What are the Different Types of Rocks?

Take a close look at a small rock. Can you tiny pieces of different colors and apes in it? These pieces are called minerals. Most rocks are a mixture of different minerals. For example, granite consists mainly of quartz and two types of feldspar. It may also contain mica and hornblende.
Scientists who study rocks are called geologists. Geologists have classified all the kinds of rock into three main groups, according to how the rock was originally formed. These groups are igneous rock, sedimentary rock and metamorphic rock.

Igneous Rocks

Molten rock that bursts from the mantle under the earth’s crust cools down and becomes solid.
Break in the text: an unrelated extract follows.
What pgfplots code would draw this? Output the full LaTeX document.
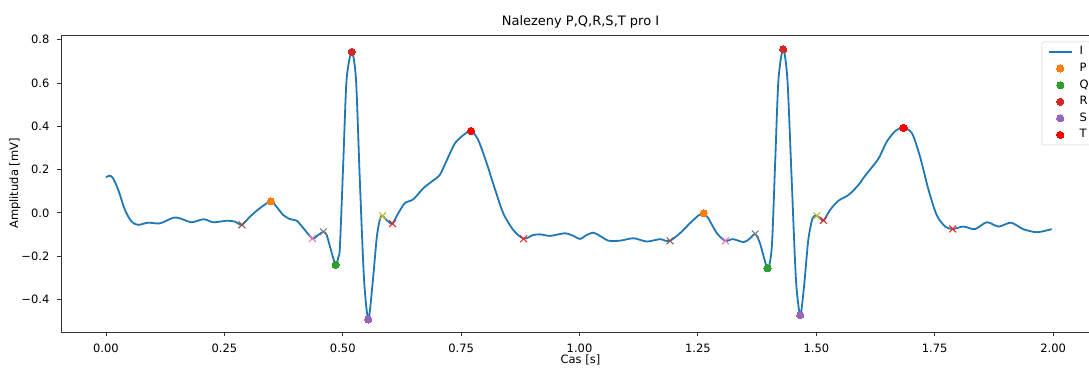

This is called igneous rock. We can clearly see crystal shapes in some igneous rocks, such as granite and basalt. Crystals are clear solids made from atoms arranged in an orderly pattern. An atom is one of the basic units of matter.

Sedimentary rocks

Small pieces of rock are washed down into the sea. These pieces settle in layers, or strata. Over millions of years, more and more layers press down on each other and turn the bottom layers into hard, sedimentary rock.
Sometimes, the remains of dead plants and animals turn to stone in the layers of sedimentary rocks. These remains, called fossils, tell us about life on earth long ago when the rocks they were trapped in were formed.

Metamorphic rocks

Both igneous and sedimentary rocks can be changed into a different kind of rock, called metamorphic rock. This process is often caused by intense heat and pressure underground. For example, the sedimentary rock called limestone can be turned into a metamorphic rock, called marble, in this way.